## STATED EXERCISE
Include in the output exactly the lines from the opening of the data through the line containing "const stageX = d3.range(100).map((k)", and nothing more.
━━━━
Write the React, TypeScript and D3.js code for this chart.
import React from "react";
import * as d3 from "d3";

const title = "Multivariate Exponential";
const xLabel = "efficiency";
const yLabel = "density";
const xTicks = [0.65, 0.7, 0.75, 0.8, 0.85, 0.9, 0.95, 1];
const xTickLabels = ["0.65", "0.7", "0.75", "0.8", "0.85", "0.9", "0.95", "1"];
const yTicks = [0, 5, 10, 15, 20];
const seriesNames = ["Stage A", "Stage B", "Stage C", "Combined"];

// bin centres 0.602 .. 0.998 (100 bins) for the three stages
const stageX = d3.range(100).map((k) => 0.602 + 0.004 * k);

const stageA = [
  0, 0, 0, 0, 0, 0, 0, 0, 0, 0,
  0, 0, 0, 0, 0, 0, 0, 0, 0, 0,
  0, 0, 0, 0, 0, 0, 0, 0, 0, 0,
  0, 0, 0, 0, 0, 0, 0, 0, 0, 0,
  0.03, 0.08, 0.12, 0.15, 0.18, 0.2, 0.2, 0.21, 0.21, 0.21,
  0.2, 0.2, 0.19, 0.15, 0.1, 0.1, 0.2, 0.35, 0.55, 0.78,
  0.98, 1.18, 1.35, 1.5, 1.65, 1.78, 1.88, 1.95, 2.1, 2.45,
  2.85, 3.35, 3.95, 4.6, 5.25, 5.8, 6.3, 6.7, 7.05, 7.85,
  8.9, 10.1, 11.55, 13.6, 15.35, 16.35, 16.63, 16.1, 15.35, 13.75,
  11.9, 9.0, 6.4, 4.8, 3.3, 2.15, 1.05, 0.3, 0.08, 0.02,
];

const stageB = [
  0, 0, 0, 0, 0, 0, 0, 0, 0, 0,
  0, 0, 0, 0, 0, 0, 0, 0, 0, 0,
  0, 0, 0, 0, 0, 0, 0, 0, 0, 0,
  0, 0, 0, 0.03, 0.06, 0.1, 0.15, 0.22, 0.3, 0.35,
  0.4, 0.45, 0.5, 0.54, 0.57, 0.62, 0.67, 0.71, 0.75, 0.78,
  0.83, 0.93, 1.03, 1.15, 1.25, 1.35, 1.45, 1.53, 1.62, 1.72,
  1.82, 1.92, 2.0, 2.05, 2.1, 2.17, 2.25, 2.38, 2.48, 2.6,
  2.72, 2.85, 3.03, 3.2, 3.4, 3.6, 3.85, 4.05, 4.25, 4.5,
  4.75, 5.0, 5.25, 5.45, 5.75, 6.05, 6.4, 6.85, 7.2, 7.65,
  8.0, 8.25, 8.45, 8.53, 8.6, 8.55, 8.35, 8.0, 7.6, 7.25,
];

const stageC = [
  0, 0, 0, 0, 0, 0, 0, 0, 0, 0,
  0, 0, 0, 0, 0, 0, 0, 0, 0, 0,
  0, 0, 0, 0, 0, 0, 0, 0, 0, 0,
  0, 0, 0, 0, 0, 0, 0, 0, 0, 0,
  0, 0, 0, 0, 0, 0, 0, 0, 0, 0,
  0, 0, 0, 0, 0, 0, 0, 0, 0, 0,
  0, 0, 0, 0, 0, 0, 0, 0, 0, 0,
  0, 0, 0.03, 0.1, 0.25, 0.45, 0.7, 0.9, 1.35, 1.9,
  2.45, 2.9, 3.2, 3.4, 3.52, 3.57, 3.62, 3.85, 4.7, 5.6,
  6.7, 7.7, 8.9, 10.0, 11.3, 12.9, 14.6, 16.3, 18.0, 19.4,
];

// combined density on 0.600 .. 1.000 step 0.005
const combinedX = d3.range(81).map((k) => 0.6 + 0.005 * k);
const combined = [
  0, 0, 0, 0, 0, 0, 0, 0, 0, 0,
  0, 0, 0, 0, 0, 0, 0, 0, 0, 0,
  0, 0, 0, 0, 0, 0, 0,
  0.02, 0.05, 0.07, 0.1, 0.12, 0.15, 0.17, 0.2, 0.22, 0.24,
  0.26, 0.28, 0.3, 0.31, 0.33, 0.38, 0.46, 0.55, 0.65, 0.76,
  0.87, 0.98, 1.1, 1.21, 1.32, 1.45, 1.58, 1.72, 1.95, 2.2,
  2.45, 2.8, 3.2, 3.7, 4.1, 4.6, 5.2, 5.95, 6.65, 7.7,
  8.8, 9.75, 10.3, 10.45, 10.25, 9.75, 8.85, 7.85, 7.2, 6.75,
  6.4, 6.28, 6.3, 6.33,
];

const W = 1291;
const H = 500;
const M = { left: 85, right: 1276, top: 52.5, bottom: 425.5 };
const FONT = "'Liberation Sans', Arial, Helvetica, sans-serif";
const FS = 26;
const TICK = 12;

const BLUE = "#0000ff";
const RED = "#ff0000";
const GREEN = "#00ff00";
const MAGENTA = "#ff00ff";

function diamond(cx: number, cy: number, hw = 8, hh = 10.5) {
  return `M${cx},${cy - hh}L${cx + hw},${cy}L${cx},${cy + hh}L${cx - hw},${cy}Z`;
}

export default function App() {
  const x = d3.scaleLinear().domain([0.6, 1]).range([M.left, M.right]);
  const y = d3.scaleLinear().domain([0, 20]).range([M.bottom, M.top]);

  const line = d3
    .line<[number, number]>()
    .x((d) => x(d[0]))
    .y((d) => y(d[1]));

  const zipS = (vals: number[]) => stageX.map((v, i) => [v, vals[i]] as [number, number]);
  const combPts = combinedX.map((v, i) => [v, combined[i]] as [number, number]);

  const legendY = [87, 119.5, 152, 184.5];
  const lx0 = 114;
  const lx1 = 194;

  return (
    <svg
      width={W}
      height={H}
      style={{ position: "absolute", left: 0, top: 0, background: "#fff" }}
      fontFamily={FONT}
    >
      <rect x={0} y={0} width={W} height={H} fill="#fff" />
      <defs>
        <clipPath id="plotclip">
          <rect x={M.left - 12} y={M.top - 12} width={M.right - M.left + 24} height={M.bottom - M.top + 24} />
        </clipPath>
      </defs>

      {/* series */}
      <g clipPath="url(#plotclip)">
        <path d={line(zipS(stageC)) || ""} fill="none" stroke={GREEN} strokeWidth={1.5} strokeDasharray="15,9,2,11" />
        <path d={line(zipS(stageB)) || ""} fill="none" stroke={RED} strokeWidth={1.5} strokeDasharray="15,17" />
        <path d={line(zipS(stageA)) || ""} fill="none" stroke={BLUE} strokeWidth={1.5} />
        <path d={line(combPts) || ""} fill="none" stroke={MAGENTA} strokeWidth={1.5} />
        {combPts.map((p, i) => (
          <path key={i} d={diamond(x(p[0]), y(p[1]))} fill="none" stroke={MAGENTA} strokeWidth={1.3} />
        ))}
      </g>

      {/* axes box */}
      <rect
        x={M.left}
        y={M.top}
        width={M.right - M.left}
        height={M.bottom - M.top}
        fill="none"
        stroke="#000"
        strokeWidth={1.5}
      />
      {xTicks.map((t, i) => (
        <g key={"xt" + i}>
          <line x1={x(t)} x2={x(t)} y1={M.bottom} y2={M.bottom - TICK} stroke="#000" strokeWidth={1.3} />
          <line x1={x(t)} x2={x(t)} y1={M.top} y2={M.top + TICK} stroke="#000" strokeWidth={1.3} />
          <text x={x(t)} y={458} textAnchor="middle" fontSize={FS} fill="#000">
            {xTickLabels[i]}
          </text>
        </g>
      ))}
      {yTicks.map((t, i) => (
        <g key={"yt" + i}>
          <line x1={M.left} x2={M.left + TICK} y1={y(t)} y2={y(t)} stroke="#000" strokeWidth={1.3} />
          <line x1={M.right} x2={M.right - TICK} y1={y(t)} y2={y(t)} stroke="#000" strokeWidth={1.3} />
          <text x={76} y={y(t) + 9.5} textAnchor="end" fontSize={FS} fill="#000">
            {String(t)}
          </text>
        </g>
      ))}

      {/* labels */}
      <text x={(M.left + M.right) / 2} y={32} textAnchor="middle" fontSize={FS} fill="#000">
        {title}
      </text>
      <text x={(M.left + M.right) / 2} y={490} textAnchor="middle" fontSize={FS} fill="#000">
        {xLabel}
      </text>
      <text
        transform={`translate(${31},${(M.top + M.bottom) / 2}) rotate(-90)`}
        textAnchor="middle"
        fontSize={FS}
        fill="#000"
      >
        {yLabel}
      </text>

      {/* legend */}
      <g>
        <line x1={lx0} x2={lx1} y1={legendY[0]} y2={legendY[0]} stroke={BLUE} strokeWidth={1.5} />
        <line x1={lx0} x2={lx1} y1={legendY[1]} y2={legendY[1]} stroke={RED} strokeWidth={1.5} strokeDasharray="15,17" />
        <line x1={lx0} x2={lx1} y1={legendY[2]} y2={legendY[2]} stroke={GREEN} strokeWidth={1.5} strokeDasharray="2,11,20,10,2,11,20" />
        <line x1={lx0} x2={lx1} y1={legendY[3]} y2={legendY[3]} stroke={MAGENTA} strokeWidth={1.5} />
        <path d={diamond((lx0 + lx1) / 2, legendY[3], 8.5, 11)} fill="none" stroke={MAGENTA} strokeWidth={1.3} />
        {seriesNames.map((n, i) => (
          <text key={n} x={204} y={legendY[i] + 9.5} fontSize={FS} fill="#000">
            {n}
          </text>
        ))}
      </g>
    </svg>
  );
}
━━━━
## SOLVED EXERCISE
Write the React, TypeScript and D3.js code for this chart.
import React from "react";
import * as d3 from "d3";

const title = "Multivariate Exponential";
const xLabel = "efficiency";
const yLabel = "density";
const xTicks = [0.65, 0.7, 0.75, 0.8, 0.85, 0.9, 0.95, 1];
const xTickLabels = ["0.65", "0.7", "0.75", "0.8", "0.85", "0.9", "0.95", "1"];
const yTicks = [0, 5, 10, 15, 20];
const seriesNames = ["Stage A", "Stage B", "Stage C", "Combined"];

// bin centres 0.602 .. 0.998 (100 bins) for the three stages
const stageX = d3.range(100).map((k) => 0.602 + 0.004 * k);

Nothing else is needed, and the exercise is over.